- **EXERCISE PROMPT**
Set down the material exactly as given, please, from its first line through the line that includes "const groupSizes = [2, 3, 3, 2, 2];".

- **ENTRIES PROVIDED**
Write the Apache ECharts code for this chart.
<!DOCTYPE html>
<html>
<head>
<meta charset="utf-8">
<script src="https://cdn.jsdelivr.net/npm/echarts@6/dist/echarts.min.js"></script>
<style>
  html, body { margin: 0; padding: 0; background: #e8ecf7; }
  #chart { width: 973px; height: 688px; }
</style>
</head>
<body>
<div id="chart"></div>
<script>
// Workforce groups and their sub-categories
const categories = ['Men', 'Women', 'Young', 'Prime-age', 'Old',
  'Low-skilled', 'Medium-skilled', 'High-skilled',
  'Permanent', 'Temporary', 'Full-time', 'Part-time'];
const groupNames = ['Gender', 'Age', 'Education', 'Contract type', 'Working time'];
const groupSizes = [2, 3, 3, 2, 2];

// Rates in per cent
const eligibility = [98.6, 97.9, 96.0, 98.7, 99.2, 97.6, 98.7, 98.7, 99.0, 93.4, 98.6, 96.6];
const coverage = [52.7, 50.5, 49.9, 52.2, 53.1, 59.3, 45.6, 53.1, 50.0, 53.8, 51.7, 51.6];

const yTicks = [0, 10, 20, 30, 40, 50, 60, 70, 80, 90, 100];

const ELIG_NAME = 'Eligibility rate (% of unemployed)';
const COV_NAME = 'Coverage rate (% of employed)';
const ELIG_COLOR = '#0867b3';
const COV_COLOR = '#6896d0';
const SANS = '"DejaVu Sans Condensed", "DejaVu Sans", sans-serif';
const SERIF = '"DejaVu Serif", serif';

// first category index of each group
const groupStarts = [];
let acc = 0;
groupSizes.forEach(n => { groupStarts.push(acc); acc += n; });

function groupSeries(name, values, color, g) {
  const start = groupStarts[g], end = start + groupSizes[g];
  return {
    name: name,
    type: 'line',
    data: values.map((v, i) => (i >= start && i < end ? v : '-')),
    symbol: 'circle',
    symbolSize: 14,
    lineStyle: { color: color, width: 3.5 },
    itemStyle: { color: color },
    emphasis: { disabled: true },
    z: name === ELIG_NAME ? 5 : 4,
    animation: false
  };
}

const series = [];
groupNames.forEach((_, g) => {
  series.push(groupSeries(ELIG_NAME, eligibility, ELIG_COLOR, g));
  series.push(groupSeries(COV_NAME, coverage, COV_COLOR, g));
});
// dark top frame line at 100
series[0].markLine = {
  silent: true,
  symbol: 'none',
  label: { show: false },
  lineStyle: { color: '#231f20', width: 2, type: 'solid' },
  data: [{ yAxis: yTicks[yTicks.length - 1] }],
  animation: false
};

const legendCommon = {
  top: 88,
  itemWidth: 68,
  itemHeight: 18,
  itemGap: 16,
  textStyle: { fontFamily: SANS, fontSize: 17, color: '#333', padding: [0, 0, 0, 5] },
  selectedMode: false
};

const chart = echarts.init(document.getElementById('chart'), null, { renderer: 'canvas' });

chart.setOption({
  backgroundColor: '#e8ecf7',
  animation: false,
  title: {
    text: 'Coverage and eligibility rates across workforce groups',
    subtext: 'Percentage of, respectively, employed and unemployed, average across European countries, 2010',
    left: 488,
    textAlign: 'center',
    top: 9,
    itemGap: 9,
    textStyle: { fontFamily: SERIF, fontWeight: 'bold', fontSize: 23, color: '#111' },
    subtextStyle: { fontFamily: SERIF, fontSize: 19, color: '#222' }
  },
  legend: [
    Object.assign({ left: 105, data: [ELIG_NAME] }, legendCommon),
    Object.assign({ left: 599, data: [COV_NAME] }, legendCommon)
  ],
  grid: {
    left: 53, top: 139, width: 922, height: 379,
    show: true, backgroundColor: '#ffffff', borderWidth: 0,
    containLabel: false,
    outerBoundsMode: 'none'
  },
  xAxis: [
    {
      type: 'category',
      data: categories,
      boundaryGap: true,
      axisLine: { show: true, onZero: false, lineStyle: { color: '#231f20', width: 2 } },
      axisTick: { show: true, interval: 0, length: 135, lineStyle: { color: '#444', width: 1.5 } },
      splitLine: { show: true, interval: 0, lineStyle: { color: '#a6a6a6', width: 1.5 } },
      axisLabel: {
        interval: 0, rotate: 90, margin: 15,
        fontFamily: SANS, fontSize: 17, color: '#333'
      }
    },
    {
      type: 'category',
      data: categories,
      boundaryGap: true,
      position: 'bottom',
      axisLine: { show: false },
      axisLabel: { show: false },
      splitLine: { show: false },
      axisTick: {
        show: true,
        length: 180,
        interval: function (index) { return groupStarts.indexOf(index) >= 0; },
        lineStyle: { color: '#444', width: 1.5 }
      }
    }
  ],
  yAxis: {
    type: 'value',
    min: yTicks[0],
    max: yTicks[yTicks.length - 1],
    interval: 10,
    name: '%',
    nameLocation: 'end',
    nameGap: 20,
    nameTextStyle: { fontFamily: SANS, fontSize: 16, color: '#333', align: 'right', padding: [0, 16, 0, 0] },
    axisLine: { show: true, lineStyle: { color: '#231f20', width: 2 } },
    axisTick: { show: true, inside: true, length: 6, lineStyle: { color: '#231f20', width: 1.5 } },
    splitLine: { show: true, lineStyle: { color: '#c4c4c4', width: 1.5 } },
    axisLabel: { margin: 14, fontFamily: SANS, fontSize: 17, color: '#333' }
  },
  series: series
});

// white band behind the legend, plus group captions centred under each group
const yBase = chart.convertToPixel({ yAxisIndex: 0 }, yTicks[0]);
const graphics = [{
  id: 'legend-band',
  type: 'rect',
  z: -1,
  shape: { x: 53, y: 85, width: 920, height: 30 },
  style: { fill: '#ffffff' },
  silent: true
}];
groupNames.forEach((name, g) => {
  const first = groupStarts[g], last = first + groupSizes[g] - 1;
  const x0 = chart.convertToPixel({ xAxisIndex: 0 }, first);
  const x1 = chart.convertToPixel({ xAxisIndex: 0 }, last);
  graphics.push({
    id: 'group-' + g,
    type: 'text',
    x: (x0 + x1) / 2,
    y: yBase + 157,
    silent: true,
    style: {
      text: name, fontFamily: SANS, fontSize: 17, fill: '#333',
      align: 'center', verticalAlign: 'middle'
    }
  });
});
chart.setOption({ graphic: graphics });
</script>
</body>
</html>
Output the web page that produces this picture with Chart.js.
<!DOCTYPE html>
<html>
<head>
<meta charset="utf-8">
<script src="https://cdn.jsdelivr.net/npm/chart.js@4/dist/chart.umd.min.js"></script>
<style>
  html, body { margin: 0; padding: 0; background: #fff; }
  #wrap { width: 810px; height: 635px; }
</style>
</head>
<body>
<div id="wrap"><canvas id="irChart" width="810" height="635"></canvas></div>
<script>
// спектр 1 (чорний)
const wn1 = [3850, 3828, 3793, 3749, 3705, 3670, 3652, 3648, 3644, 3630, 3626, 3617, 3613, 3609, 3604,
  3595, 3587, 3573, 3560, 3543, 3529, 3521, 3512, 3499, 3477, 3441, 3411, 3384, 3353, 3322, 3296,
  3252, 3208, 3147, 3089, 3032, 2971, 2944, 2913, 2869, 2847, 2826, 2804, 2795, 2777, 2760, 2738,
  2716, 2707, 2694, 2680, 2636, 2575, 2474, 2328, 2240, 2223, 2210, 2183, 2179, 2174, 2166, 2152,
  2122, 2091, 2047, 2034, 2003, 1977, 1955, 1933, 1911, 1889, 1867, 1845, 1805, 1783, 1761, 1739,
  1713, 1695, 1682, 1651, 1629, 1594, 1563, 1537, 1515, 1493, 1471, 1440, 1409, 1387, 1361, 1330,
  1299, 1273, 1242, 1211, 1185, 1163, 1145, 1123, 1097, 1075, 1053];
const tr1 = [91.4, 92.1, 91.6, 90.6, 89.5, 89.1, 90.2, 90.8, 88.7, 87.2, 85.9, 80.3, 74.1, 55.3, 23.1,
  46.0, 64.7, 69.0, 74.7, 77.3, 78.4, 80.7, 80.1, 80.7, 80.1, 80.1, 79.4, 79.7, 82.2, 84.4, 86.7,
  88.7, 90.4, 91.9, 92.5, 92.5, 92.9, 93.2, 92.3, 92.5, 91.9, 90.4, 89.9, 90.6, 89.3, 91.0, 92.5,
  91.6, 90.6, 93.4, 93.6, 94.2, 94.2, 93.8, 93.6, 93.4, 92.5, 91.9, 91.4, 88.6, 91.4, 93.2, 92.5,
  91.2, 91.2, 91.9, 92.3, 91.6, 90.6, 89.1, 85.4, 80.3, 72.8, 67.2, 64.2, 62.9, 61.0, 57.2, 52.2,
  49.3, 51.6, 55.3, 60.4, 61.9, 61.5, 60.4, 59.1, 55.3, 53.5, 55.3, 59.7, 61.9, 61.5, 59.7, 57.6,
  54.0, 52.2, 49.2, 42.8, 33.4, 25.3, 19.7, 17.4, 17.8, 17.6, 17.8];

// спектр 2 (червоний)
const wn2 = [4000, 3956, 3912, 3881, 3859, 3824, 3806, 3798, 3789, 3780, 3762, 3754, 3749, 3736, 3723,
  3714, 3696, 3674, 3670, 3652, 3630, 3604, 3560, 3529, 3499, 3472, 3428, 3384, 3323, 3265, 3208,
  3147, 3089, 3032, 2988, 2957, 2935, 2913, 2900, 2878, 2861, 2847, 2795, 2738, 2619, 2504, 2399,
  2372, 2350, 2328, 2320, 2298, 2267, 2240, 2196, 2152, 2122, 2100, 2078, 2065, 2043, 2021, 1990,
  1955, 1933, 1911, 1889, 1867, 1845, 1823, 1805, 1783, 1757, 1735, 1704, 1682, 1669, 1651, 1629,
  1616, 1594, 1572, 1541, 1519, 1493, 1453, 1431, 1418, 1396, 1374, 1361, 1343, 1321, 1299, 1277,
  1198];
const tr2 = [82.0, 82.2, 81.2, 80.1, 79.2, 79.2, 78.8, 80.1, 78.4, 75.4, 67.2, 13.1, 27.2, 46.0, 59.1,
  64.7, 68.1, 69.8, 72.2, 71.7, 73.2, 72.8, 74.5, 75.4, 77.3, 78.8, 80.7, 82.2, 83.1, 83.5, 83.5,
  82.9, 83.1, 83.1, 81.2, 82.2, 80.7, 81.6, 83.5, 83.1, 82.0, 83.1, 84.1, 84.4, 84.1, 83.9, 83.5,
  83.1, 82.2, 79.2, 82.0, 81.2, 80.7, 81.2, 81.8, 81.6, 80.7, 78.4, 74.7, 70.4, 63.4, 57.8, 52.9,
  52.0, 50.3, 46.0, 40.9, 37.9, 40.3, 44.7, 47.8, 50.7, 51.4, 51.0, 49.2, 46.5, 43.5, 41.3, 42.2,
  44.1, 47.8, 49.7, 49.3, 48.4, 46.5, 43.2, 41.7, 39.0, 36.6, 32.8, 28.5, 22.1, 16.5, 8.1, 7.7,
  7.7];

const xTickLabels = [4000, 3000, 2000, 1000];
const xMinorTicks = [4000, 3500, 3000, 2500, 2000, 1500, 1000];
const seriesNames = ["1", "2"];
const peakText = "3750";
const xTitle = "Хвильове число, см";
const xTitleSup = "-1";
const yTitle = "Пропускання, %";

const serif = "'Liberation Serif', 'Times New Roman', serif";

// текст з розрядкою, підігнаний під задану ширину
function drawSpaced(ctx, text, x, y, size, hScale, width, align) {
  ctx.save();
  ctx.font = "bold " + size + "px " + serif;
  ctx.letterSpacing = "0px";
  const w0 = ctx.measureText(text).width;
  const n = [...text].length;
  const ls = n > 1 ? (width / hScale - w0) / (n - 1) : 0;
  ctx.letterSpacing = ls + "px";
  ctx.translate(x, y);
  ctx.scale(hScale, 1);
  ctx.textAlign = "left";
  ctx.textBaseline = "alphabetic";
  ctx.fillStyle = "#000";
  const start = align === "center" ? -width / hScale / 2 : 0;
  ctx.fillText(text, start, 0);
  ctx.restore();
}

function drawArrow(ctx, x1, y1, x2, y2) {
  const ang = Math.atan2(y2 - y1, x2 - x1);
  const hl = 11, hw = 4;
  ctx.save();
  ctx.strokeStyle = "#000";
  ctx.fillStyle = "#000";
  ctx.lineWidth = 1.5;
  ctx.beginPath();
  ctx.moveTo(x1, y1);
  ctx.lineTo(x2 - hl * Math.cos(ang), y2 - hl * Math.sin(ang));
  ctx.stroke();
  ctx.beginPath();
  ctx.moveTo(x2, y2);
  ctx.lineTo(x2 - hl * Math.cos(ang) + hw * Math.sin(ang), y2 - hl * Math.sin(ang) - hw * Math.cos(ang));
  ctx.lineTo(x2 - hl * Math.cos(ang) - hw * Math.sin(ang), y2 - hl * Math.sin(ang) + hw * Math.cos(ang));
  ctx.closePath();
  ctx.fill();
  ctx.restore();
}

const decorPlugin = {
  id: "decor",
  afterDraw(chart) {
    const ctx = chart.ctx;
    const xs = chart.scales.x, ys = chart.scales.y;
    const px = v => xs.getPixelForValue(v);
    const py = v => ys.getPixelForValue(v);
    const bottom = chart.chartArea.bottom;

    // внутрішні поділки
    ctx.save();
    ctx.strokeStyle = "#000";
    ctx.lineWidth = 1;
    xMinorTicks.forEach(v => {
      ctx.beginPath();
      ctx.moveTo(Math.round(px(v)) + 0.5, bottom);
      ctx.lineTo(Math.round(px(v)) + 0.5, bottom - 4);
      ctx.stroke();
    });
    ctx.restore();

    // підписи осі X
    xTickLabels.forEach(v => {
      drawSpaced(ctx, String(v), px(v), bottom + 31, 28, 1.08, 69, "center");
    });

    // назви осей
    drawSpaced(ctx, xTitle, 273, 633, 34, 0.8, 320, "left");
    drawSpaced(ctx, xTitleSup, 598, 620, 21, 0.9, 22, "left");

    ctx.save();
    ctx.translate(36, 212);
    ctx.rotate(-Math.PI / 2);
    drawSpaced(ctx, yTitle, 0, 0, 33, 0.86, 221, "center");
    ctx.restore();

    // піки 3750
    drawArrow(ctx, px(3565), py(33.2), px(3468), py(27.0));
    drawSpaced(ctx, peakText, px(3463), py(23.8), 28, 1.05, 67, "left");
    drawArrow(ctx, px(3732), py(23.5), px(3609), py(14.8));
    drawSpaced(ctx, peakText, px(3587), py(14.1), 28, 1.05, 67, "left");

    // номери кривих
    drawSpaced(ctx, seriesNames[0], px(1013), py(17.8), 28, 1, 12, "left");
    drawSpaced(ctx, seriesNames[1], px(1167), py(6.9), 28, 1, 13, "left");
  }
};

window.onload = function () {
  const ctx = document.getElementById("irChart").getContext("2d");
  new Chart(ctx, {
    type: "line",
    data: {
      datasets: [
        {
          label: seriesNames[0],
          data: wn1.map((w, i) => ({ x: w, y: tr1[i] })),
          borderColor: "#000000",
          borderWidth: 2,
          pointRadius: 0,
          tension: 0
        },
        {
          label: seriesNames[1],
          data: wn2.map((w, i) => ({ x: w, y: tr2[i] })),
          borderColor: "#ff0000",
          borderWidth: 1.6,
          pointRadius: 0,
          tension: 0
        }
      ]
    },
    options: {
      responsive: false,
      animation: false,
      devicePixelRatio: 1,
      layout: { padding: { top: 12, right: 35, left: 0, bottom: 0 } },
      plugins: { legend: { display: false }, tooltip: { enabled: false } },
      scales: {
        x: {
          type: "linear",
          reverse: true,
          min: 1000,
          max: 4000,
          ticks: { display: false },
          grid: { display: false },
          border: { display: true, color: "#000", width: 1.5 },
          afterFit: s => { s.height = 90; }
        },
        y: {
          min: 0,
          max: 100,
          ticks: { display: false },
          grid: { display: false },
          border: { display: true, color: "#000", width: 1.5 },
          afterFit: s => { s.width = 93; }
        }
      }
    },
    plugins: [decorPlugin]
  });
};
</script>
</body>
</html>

- **REPLY**
Write the Apache ECharts code for this chart.
<!DOCTYPE html>
<html>
<head>
<meta charset="utf-8">
<script src="https://cdn.jsdelivr.net/npm/echarts@6/dist/echarts.min.js"></script>
<style>
  html, body { margin: 0; padding: 0; background: #e8ecf7; }
  #chart { width: 973px; height: 688px; }
</style>
</head>
<body>
<div id="chart"></div>
<script>
// Workforce groups and their sub-categories
const categories = ['Men', 'Women', 'Young', 'Prime-age', 'Old',
  'Low-skilled', 'Medium-skilled', 'High-skilled',
  'Permanent', 'Temporary', 'Full-time', 'Part-time'];
const groupNames = ['Gender', 'Age', 'Education', 'Contract type', 'Working time'];
const groupSizes = [2, 3, 3, 2, 2];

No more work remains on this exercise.